Before I begin, it is important to provide this disclaimer.
Every organisation today’s relies on real-time data and voice transfer to conduct their business. It is therefore imperative for them to stay networked to their different locations and their people on the ground.
This article is not about that scenario.
Let’s look at today’s scenario. Companies are realising that they are spending on two fronts; a full scale service provider or providers (alternately termed vendor or partner based on business comfort) and a full-fledged internal IT team that monitors their progress on a regular basis.
The problem with technology is that it’s destiny’s child, prone more to the vagaries of the next big wave and relegating all previous achievements to the history books. In the process, it also renders much of the capital invested as redundant; especially so those that are Capex intensive. Quite evidently, Enterprises, whose core competency is not Technology, end up losing on two fronts. Capex invested and the refresh cycle of IT.
The early 90s saw Enterprises jump on to the ‘Outsourcing’ bandwagon. Anything that was not core was outsourced. And thus began, Indian Enterprises honeymoon with outsourcing. Now the entire outsourced IT portfolio cost them just a fraction of earlier, reduced their manpower count and refreshed their IT cycles in real time.
The freeing of Capex allowed enterprises to unleased a new growth beyond their traditional geographies, beyond their product portfolio and in some cases, beyond their core industry.
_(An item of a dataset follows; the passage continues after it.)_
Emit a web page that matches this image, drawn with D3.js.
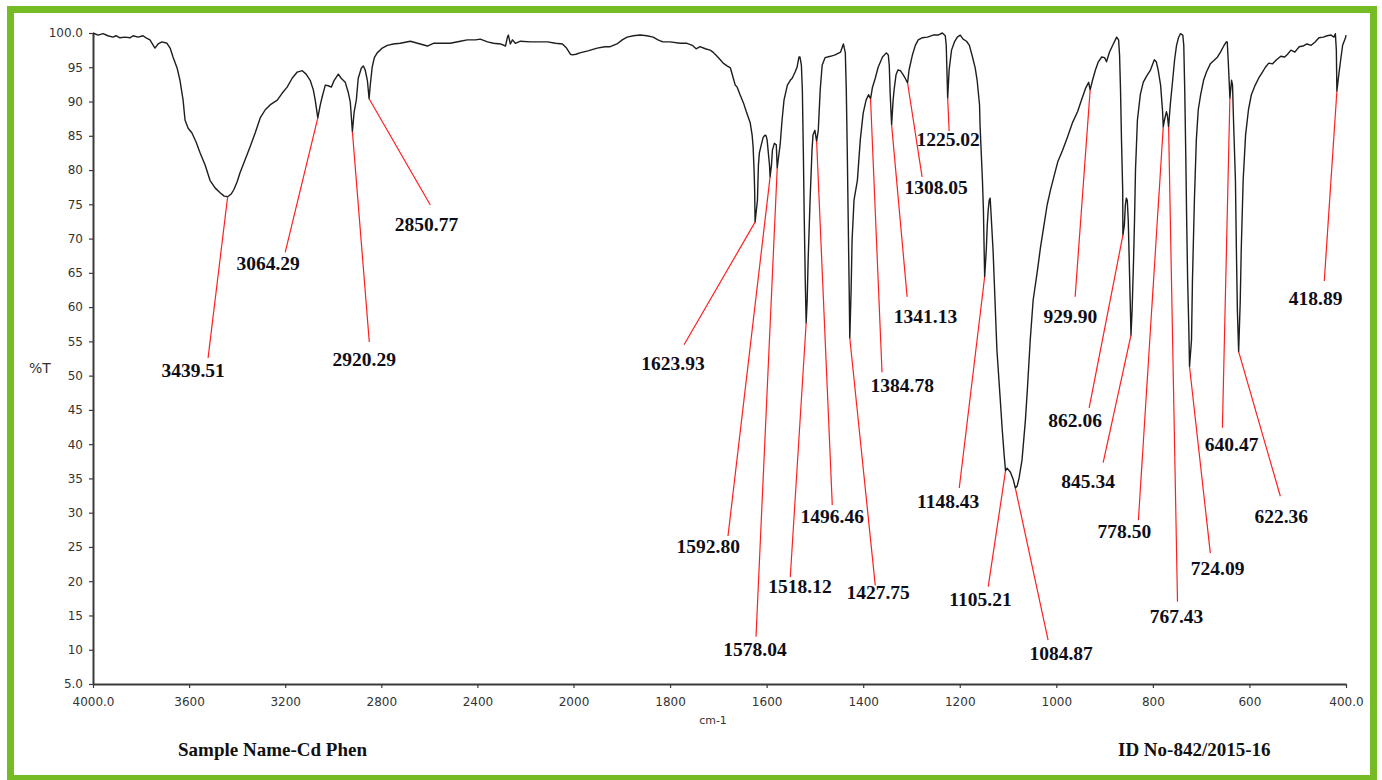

So far, so good.
But the byproduct of this growth was the scaling up of their IT infrastructure. More infrastructure meant more people to monitor, internally.
In time, Enterprises were saddled with sizable IT teams to monitor their outsourced IT portfolio. Not exactly the scenario they set out to eliminate.
Towards the end of the first decade, a radical idea was put forth.
Should IT at all be a part of the core business or can it exist, function and flourish as a standalone enterprise?
Recent examples have proved that it is possible to have IT exist outside the body of the primary organisation and yet share a parentage. All this while chasing an agenda, business and profits of its own.
One such example is of the National Power Grid IT infrastructure build. A closer look at their charter will reveal that while executing the primary job of acting as the IT arm of the Power Grid, they are also empowered to run a profitable organisation of their own, thus converting a hitherto socialistic agenda into money spinner; if handled properly.
Let me elaborate.
Besides in a very simplistic sense providing a dashboard for the demand and supply scenario for Energy in the country, it is free to explore options to invest in features that will enhance its working cycle and mitigate the loopholes in the system, this while providing a transparent, simplistic and economical interface for both investors and consumers alike.
And if the bureaucracy can do it, private enterprises should not far behind.
I would, as the clique goes, love to take names here. But business etiquette implores me otherwise. And I can see these handful of companies as the Emerging Enterprises of tomorrow; ones who are not afraid to delist their IT functions from their core.